Why do you see the speck in your neighbor’s eye, but do not notice the log in
your own eye? Or how can you say to your neighbor, ‘Let me take the speck out
of your eye,’ while the log is in your own eye? You hypocrite, first take the
log out of your own eye, and then you will see clearly to take the speck out of
your neighbor’s eye.’”[i]
Judgment…it
is something that many, if not all of us, struggle with. It is a tendency to see, hear, and believe
the worst. It is about condemning a
person because of what we think, what we hear or overhear, or even what we
might know—it is about condemnation of a person or group of people based on
perceived or actual information.
You
see, Jesus’ statement doesn’t even get to the issue of mistaken judgments, his
statement about not making judgments is based on the assumption that the other
person has done something wrong, they do have a speck in their eye—they may be
a drug-dealing, law-breaking gang member; they may be a woman who keeps having
kids to abuse the welfare system; they may be a parent who doesn’t care enough
about their child to dress them appropriate; they may be a man who is cheating
on his wife. Jesus cautions us against
condemning them, less we find ourselves condemned.

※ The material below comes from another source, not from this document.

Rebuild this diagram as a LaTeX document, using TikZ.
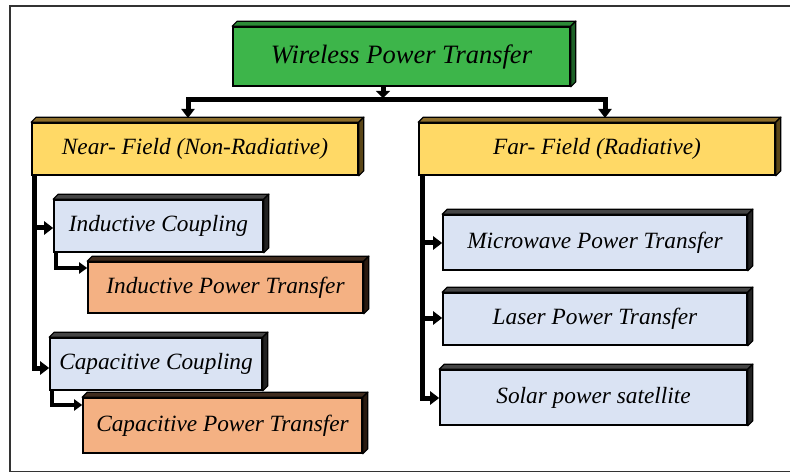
\documentclass[tikz,border=0pt]{standalone}
\usepackage{fontspec}
\setmainfont{Liberation Serif}
\usetikzlibrary{calc,arrows.meta}
\definecolor{gfill}{HTML}{3DB54A}
\definecolor{gtop}{HTML}{2C8A37}
\definecolor{gside}{HTML}{1C6026}
\definecolor{yfill}{HTML}{FFD966}
\definecolor{ytop}{HTML}{8C6D2A}
\definecolor{yside}{HTML}{5A4618}
\definecolor{bfill}{HTML}{DAE3F3}
\definecolor{btop}{HTML}{454545}
\definecolor{bside}{HTML}{222222}
\definecolor{ofill}{HTML}{F4B183}
\definecolor{otop}{HTML}{402C1E}
\definecolor{oside}{HTML}{2A1A10}
\definecolor{frame}{HTML}{333333}
\newcommand{\boxdepth}[3]{%
  \filldraw[fill=#2,draw=black,line width=1.2pt,line join=round] (#1.north west) -- ++(5,-5) -- ($(#1.north east)+(5,-5)$) -- (#1.north east) -- cycle;
  \filldraw[fill=#3,draw=black,line width=1.2pt,line join=round] (#1.north east) -- ++(5,-5) -- ($(#1.south east)+(5,-5)$) -- (#1.south east) -- cycle;
}
\tikzset{
  cube/.style={draw=black, line width=1.6pt, inner sep=0pt, font=\fontsize{23.3}{27}\selectfont\itshape},
  titlecube/.style={cube, font=\fontsize{26.5}{30}\selectfont\itshape},
  conn/.style={line width=5pt, -{Triangle[length=9pt,width=13pt]}},
  subconn/.style={line width=4pt, -{Triangle[length=8pt,width=11pt]}},
}
\begin{document}
\begin{tikzpicture}[x=1pt,y=-1pt]
\useasboundingbox (0,0) rectangle (790,473);
\draw[frame, line width=1.5pt] (792,6) -- (10,6) -- (10,471.5) -- (792,471.5);

\node[titlecube, fill=gfill, minimum width=337pt, minimum height=59pt] (wpt) at (401.5,56.5) {Wireless Power Transfer};
\node[cube, fill=yfill, minimum width=326pt, minimum height=52pt] (nf) at (195,149) {Near- Field (Non-Radiative)};
\node[cube, fill=yfill, minimum width=356pt, minimum height=52pt] (ff) at (597,149) {Far- Field (Radiative)};
\node[cube, fill=bfill, minimum width=209pt, minimum height=52pt] (ic) at (158.5,226) {Inductive Coupling};
\node[cube, fill=ofill, minimum width=275pt, minimum height=51pt] (ipt) at (225.5,287.5) {Inductive Power Transfer};
\node[cube, fill=bfill, minimum width=212pt, minimum height=52pt] (cc) at (156,364) {Capacitive Coupling};
\node[cube, fill=ofill, minimum width=279pt, minimum height=55pt] (cpt) at (222.5,425.5) {Capacitive Power Transfer};
\node[cube, fill=bfill, minimum width=304pt, minimum height=55pt] (mpt) at (595,242.5) {Microwave Power Transfer};
\node[cube, fill=bfill, minimum width=304pt, minimum height=52pt] (lpt) at (595,319) {Laser Power Transfer};
\node[cube, fill=bfill, minimum width=307pt, minimum height=55pt] (sps) at (593.5,397.5) {Solar power satellite};

\boxdepth{wpt}{gtop}{gside}
\boxdepth{nf}{ytop}{yside}
\boxdepth{ff}{ytop}{yside}
\boxdepth{ic}{btop}{bside}
\boxdepth{ipt}{otop}{oside}
\boxdepth{cc}{btop}{bside}
\boxdepth{cpt}{otop}{oside}
\boxdepth{mpt}{btop}{bside}
\boxdepth{lpt}{btop}{bside}
\boxdepth{sps}{btop}{bside}

% top tree
\coordinate (stem) at (383,86);
\coordinate (barL) at (188,100);
\coordinate (barR) at (605,100);
\draw[line width=5pt, line cap=butt] (barL) -- (barR);
\draw[line width=5pt, -{Triangle[length=7pt,width=14pt]}] (stem) -- (383,98);
\draw[conn] ($(barL)+(0,-2.5)$) -- (188,118);
\draw[conn] ($(barR)+(0,-2.5)$) -- (605,118);

% left branch
\coordinate (lv) at (34,175);
\coordinate (lvb) at (34,368);
\draw[line width=5pt] (lv) -- ($(lvb)+(0,2.5)$);
\draw[conn] (34,228) -- (ic.west |- 0,228);
\draw[conn] (lvb) -- (cc.west |- 0,368);
\coordinate (icb) at (56,252);
\draw[subconn] (icb) -- (56,268) -- (ipt.west |- 0,268);
\coordinate (ccb) at (52,390);
\draw[subconn] (ccb) -- (52,405) -- (cpt.west |- 0,405);

% right branch
\coordinate (rv) at (422,175);
\coordinate (rvb) at (422,398);
\draw[line width=5pt] (rv) -- ($(rvb)+(0,2.5)$);
\draw[conn] (422,243) -- (mpt.west |- 0,243);
\draw[conn] (422,318) -- (lpt.west |- 0,318);
\draw[conn] (rvb) -- (sps.west |- 0,398);
\end{tikzpicture}
\end{document}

Jesus warns us against taking up what the
Scripture tells us repeatedly is God’s job—we are to leave judgment and any
possible condemnation up to God.
Remembering the familiar words of the Gospel of John, “For God so loved
the world that he gave his only Son, so that everyone who believes in him may
not perish but may have eternal life. Indeed, God did not send the Son into the
world to condemn the world, but in order that the world might be saved through
him.”[ii]
Jesus
came not to condemn but to save—we saw how the self-righteous religious leaders
were quick to judge him for eating and hanging around those that they had
already judged as unwelcome, unworthy sinners, the tax collectors, the
prostitutes, and the others who had strayed from God’s will—Jesus though, like
He did with the woman caught in adultery, refused to judge and condemn those
lost in their sin, but instead offered compassion, forgiveness, and
encouragement—it is in this way that God began establishing His Kingdom here
amongst us, and it is in this same way that He continues to build it—when
judgments fall away and relationships are sought and forged.
My
brothers and sisters, let the ways we judge and condemn those around us be
something bad we give up for good this Lent and let it be nailed to the cross
and left there.
In
the Name of the Father and the Son and the Holy Spirit. Amen.